___ PROVIDED DATA ___
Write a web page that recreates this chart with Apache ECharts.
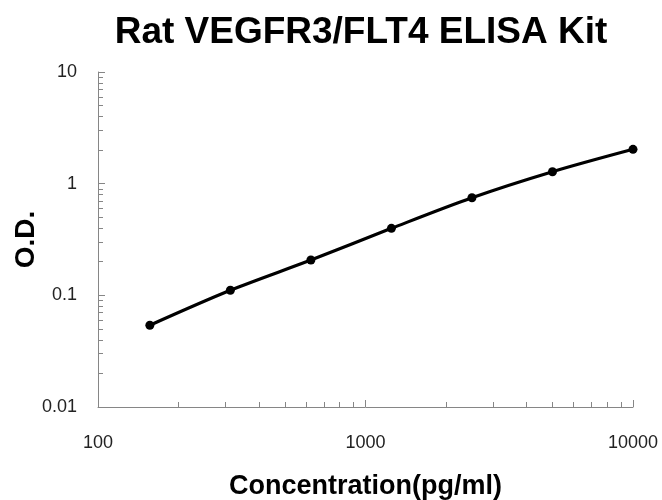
<!DOCTYPE html>
<html>
<head>
<meta charset="utf-8">
<script src="https://cdn.jsdelivr.net/npm/echarts@6/dist/echarts.min.js"></script>
<style>html,body{margin:0;padding:0;background:#fff;}#c{width:662px;height:500px;}</style>
</head>
<body>
<div id="c"></div>
<script>
var concentrations = [156.25, 312.5, 625, 1250, 2500, 5000, 10000];
var odValues = [0.054, 0.111, 0.207, 0.398, 0.748, 1.279, 2.03];
var xMajorTicks = [100, 1000, 10000];
var xMinorTicks = [200, 300, 400, 500, 600, 700, 800, 900, 2000, 3000, 4000, 5000, 6000, 7000, 8000, 9000];
var yMajorTicks = [0.01, 0.1, 1, 10];
var yMinorTicks = [0.02, 0.03, 0.04, 0.05, 0.06, 0.07, 0.08, 0.09, 0.2, 0.3, 0.4, 0.5, 0.6, 0.7, 0.8, 0.9, 2, 3, 4, 5, 6, 7, 8, 9];
var xTickLabels = ['100', '1000', '10000'];
var yTickLabels = ['0.01', '0.1', '1', '10'];

var axisColor = '#868686';
var chart = echarts.init(document.getElementById('c'));
function labelFor(vals, labels) {
  return function (v) {
    for (var i = 0; i < vals.length; i++) {
      if (Math.abs(Math.log10(v) - Math.log10(vals[i])) < 1e-6) return labels[i];
    }
    return '';
  };
}
chart.setOption({
  animation: false,
  backgroundColor: '#fff',
  title: {
    text: 'Rat VEGFR3/FLT4 ELISA Kit',
    left: 356, top: 9, textAlign: 'center',
    textStyle: { fontFamily: 'Liberation Sans, Arial, sans-serif', fontWeight: 'bold', fontSize: 37, color: '#000' }
  },
  grid: { left: 98, right: 29, top: 72, bottom: 93, containLabel: false, outerBoundsMode: 'none' },
  xAxis: [{
    type: 'log', logBase: 10, min: 100, max: 10000,
    name: 'Concentration(pg/ml)', nameLocation: 'middle', nameGap: 66, nameMoveOverlap: false,
    nameTextStyle: { fontFamily: 'Liberation Sans, Arial, sans-serif', fontWeight: 'bold', fontSize: 27, color: '#000' },
    axisLine: { show: true, lineStyle: { color: axisColor, width: 1 } },
    axisTick: { show: true, inside: true, length: 7, lineStyle: { color: axisColor }, customValues: xMajorTicks },
    axisLabel: { show: true, margin: 27, fontFamily: 'Liberation Sans, Arial, sans-serif', fontSize: 18, color: '#222', customValues: xMajorTicks, formatter: labelFor(xMajorTicks, xTickLabels) },
    splitLine: { show: false }, minorTick: { show: false }
  }, {
    type: 'log', logBase: 10, min: 100, max: 10000, position: 'bottom',
    axisLine: { show: false },
    axisTick: { show: true, inside: true, length: 5, lineStyle: { color: axisColor }, customValues: xMinorTicks },
    axisLabel: { show: false }, splitLine: { show: false }
  }],
  yAxis: [{
    type: 'log', logBase: 10, min: 0.01, max: 10,
    name: 'O.D.', nameLocation: 'middle', nameGap: 58, nameRotate: 90, nameMoveOverlap: false,
    nameTextStyle: { fontFamily: 'Liberation Sans, Arial, sans-serif', fontWeight: 'bold', fontSize: 28, color: '#000' },
    axisLine: { show: true, lineStyle: { color: axisColor, width: 1 } },
    axisTick: { show: true, inside: true, length: 7, lineStyle: { color: axisColor }, customValues: yMajorTicks },
    axisLabel: { show: true, margin: 21, fontFamily: 'Liberation Sans, Arial, sans-serif', fontSize: 18, color: '#222', customValues: yMajorTicks, formatter: labelFor(yMajorTicks, yTickLabels) },
    splitLine: { show: false }, minorTick: { show: false }
  }, {
    type: 'log', logBase: 10, min: 0.01, max: 10, position: 'left',
    axisLine: { show: false },
    axisTick: { show: true, inside: true, length: 5, lineStyle: { color: axisColor }, customValues: yMinorTicks },
    axisLabel: { show: false }, splitLine: { show: false }
  }],
  series: [{
    type: 'line',
    data: concentrations.map(function (c, i) { return [c, odValues[i]]; }),
    smooth: 0.3,
    symbol: 'circle', symbolSize: 9,
    itemStyle: { color: '#000' },
    lineStyle: { color: '#000', width: 3.2 }
  }]
});
</script>
</body>
</html>
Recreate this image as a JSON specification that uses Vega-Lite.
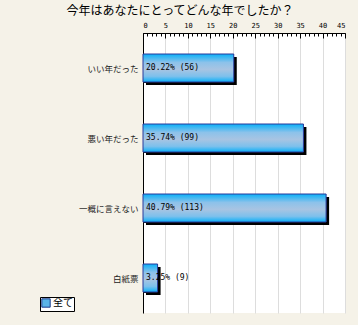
{
  "$schema": "https://vega.github.io/schema/vega-lite/v6.json",
  "width": 202,
  "height": 280,
  "autosize": {"type": "none"},
  "padding": {"left": 143, "top": 33, "right": 13, "bottom": 12},
  "background": "#f5f2e8",
  "title": {
    "text": "今年はあなたにとってどんな年でしたか？",
    "font": "Noto Sans CJK JP",
    "fontSize": 12,
    "fontWeight": "normal",
    "color": "#000",
    "anchor": "middle",
    "frame": "group",
    "dx": -64,
    "offset": 3
  },
  "data": {
    "values": [
      {"answer": "いい年だった", "pct": 20.22, "label": "20.22% (56)", "series": "全て"},
      {"answer": "悪い年だった", "pct": 35.74, "label": "35.74% (99)", "series": "全て"},
      {"answer": "一概に言えない", "pct": 40.79, "label": "40.79% (113)", "series": "全て"},
      {"answer": "白紙票", "pct": 3.25, "label": "3.25% (9)", "series": "全て"}
    ]
  },
  "encoding": {
    "y": {
      "field": "answer",
      "type": "nominal",
      "sort": null,
      "scale": {"paddingInner": 0.6, "paddingOuter": 0.3},
      "axis": {
        "title": null,
        "orient": "left",
        "domainColor": "#000",
        "tickColor": "#000",
        "tickBand": "extent",
        "tickSize": -4,
        "labelPadding": 9,
        "labelFont": "Noto Sans CJK JP",
        "labelFontSize": 8.5,
        "labelColor": "#222"
      }
    }
  },
  "layer": [
    {
      "mark": {"type": "bar", "color": "#000", "xOffset": 3, "x2Offset": 3, "yOffset": 3, "y2Offset": 3},
      "encoding": {
        "x": {
          "field": "pct",
          "type": "quantitative",
          "scale": {"domain": [0, 45], "nice": false},
          "axis": {
            "orient": "top",
            "title": null,
            "values": [0, 5, 10, 15, 20, 25, 30, 35, 40, 45],
            "grid": true,
            "gridColor": "#dddddd",
            "domainColor": "#000",
            "tickColor": "#000",
            "tickSize": -5,
            "labelPadding": 10,
            "labelFont": "DejaVu Sans Mono",
            "labelFontSize": 7,
            "labelColor": "#000"
          }
        }
      }
    },
    {
      "mark": {"type": "bar"},
      "encoding": {
        "x": {"field": "pct", "type": "quantitative", "axis": null},
        "color": {
          "field": "series",
          "type": "nominal",
          "scale": {"range": ["#5ab4e6"]},
          "legend": {
            "title": null,
            "orient": "none",
            "legendX": -103,
            "legendY": 264,
            "strokeColor": "#000",
            "fillColor": "#fff",
            "padding": 1,
            "symbolType": "square",
            "symbolSize": 70,
            "symbolStrokeColor": "#1a3a8a",
            "symbolStrokeWidth": 1,
            "symbolFillColor": "#5ab4e6",
            "labelFont": "Noto Sans CJK JP",
            "labelFontSize": 10,
            "labelColor": "#000",
            "labelOffset": 2
          }
        }
      }
    },
    {
      "mark": {
        "type": "bar",
        "stroke": "#2a3a9a",
        "strokeWidth": 1,
        "fill": {
          "gradient": "linear",
          "x1": 0, "y1": 0, "x2": 0, "y2": 1,
          "stops": [
            {"offset": 0, "color": "#08b0f8"},
            {"offset": 0.3, "color": "#8cc2ea"},
            {"offset": 0.55, "color": "#a8c4e2"},
            {"offset": 0.8, "color": "#7cc0ec"},
            {"offset": 1, "color": "#08b0f8"}
          ]
        }
      },
      "encoding": {
        "x": {"field": "pct", "type": "quantitative", "axis": null}
      }
    },
    {
      "mark": {"type": "text", "align": "left", "baseline": "middle", "dx": 3, "font": "DejaVu Sans Mono", "fontSize": 8, "color": "#000"},
      "encoding": {
        "x": {"datum": 0, "type": "quantitative", "axis": null},
        "text": {"field": "label"}
      }
    },
    {
      "mark": {"type": "rule", "opacity": 0},
      "encoding": {
        "x": {
          "datum": 0,
          "type": "quantitative",
          "axis": {
            "orient": "top",
            "title": null,
            "values": [0,1,2,3,4,5,6,7,8,9,10,11,12,13,14,15,16,17,18,19,20,21,22,23,24,25,26,27,28,29,30,31,32,33,34,35,36,37,38,39,40,41,42,43,44,45],
            "labels": false,
            "grid": false,
            "domain": false,
            "tickColor": "#000",
            "tickSize": -3
          }
        }
      }
    }
  ],
  "resolve": {"axis": {"x": "independent"}},
  "config": {
    "view": {"fill": "#ffffff", "stroke": null}
  }
}
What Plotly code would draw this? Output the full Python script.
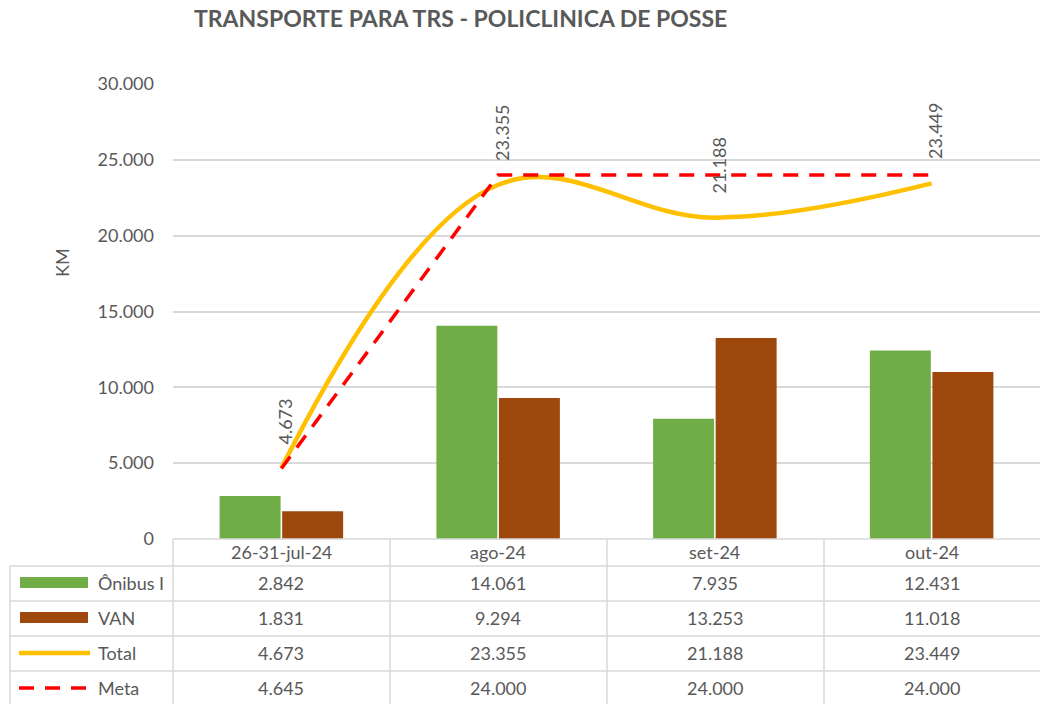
import plotly.graph_objects as go

categories = ["26-31-jul-24", "ago-24", "set-24", "out-24"]
onibus = [2842, 14061, 7935, 12431]
van = [1831, 9294, 13253, 11018]
total = [4673, 23355, 21188, 23449]
meta = [4645, 24000, 24000, 24000]
series_names = ["Ônibus I", "VAN", "Total", "Meta"]
title_text = "TRANSPORTE PARA TRS - POLICLINICA DE POSSE"
y_title = "KM"

W, H = 1040, 704
GREEN = "#70AD47"
BROWN = "#9E480E"
GOLD = "#FFC000"
RED = "#FF0000"
TXT = "#595959"
GRID = "#D9D9D9"
FONT = "Lato"

def px(x):
    return x / W

def py(y):
    return 1 - y / H

def fmt(v):
    return f"{v:,}".replace(",", ".")

fig = go.Figure()
fig.add_trace(go.Bar(x=categories, y=onibus, name=series_names[0], marker_color=GREEN, marker_line_width=0))
fig.add_trace(go.Bar(x=categories, y=van, name=series_names[1], marker_color=BROWN, marker_line_width=0))
fig.add_trace(go.Scatter(x=categories, y=total, name=series_names[2], mode="lines",
                         line=dict(color=GOLD, width=4.5, shape="spline", smoothing=1.1)))
fig.add_trace(go.Scatter(x=categories, y=meta, name=series_names[3], mode="lines",
                         line=dict(color=RED, width=3.5, dash="15px,11px")))

annotations = []
shapes = []

# data labels for Total (rotated)
for c, v in zip(categories, total):
    annotations.append(dict(x=c, y=v, xref="x", yref="y", text=fmt(v), showarrow=False,
                            textangle=-90, yanchor="bottom", xanchor="center", yshift=22, xshift=4,
                            font=dict(family=FONT, size=18, color=TXT)))

# title and axis title
annotations.append(dict(x=px(460), y=py(18), xref="paper", yref="paper", text=f"<b>{title_text}</b>",
                        showarrow=False, xanchor="center", yanchor="middle",
                        font=dict(family=FONT, size=23, color=TXT)))
annotations.append(dict(x=px(62), y=py(263), xref="paper", yref="paper", text=y_title,
                        showarrow=False, textangle=-90, xanchor="center", yanchor="middle",
                        font=dict(family=FONT, size=18, color=TXT)))

# table
row_lines = [566, 601, 636, 671]
row_centers = [583, 618, 653, 688]
header_center = 552
col_lines = [173, 390, 607, 824]

shapes.append(dict(type="line", xref="paper", yref="paper", x0=px(173), x1=1, y0=py(539), y1=py(539),
                   line=dict(color=GRID, width=1.5)))
for yl in row_lines:
    shapes.append(dict(type="line", xref="paper", yref="paper", x0=px(10), x1=1, y0=py(yl), y1=py(yl),
                       line=dict(color=GRID, width=1.5)))
shapes.append(dict(type="line", xref="paper", yref="paper", x0=px(10), x1=px(10), y0=py(566), y1=0,
                   line=dict(color=GRID, width=1.5)))
for xl in col_lines:
    shapes.append(dict(type="line", xref="paper", yref="paper", x0=px(xl), x1=px(xl), y0=py(539), y1=0,
                       line=dict(color=GRID, width=1.5)))

for c in categories:
    annotations.append(dict(x=c, y=py(header_center), xref="x", yref="paper", text=c, showarrow=False,
                            xanchor="center", yanchor="middle", font=dict(family=FONT, size=18, color=TXT)))

for series, rc in zip([onibus, van, total, meta], row_centers):
    for c, v in zip(categories, series):
        annotations.append(dict(x=c, y=py(rc), xref="x", yref="paper", text=fmt(v), showarrow=False,
                                xanchor="center", yanchor="middle", font=dict(family=FONT, size=18, color=TXT)))

for name, rc in zip(series_names, row_centers):
    annotations.append(dict(x=px(96), y=py(rc), xref="paper", yref="paper", text=name, showarrow=False,
                            xanchor="left", yanchor="middle", font=dict(family=FONT, size=18, color=TXT)))

# legend keys
shapes.append(dict(type="rect", xref="paper", yref="paper", x0=px(20), x1=px(88), y0=py(588), y1=py(577),
                   fillcolor=GREEN, line=dict(width=0)))
shapes.append(dict(type="rect", xref="paper", yref="paper", x0=px(20), x1=px(88), y0=py(623), y1=py(612),
                   fillcolor=BROWN, line=dict(width=0)))
shapes.append(dict(type="line", xref="paper", yref="paper", x0=px(19), x1=px(90), y0=py(653), y1=py(653),
                   line=dict(color=GOLD, width=4.5)))
shapes.append(dict(type="line", xref="paper", yref="paper", x0=px(19), x1=px(92), y0=py(688), y1=py(688),
                   line=dict(color=RED, width=3.5, dash="15px,11px")))

fig.update_layout(
    width=W, height=H,
    margin=dict(l=0, r=0, t=0, b=0),
    paper_bgcolor="white", plot_bgcolor="white",
    showlegend=False,
    barmode="group", bargap=0.423, bargroupgap=0.025,
    separators=",.",
    font=dict(family=FONT, size=18, color=TXT),
    annotations=annotations,
    shapes=shapes,
    xaxis=dict(domain=[px(173), 1], range=[-0.5, 3.5], showticklabels=False, showgrid=False,
               zeroline=False, showline=False, ticks="", automargin=False),
    yaxis=dict(domain=[py(539), py(84)], range=[0, 30000], dtick=5000, tickformat=",d",
               showgrid=True, gridcolor=GRID, gridwidth=1.5, zeroline=False, showline=False,
               ticks="", ticklabelstandoff=18, automargin=False,
               tickfont=dict(family=FONT, size=18, color=TXT)),
)

fig.write_html("out.html", config={"displayModeBar": False},
               post_script="document.body.style.margin='0';document.body.style.overflow='hidden';")
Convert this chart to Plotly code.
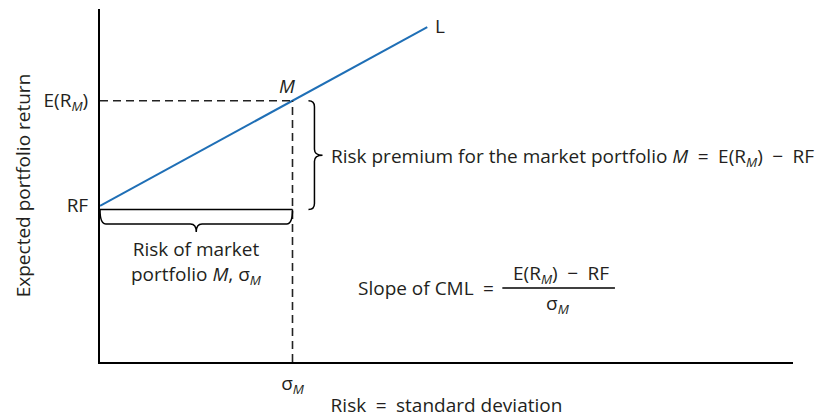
___
WHAT TO WORK ON:
Copy every single line of the material above that holds "code".

REPLY TO THE TASK:
What Plotly code would draw this? Output the full Python script.
Convert this chart to Plotly code.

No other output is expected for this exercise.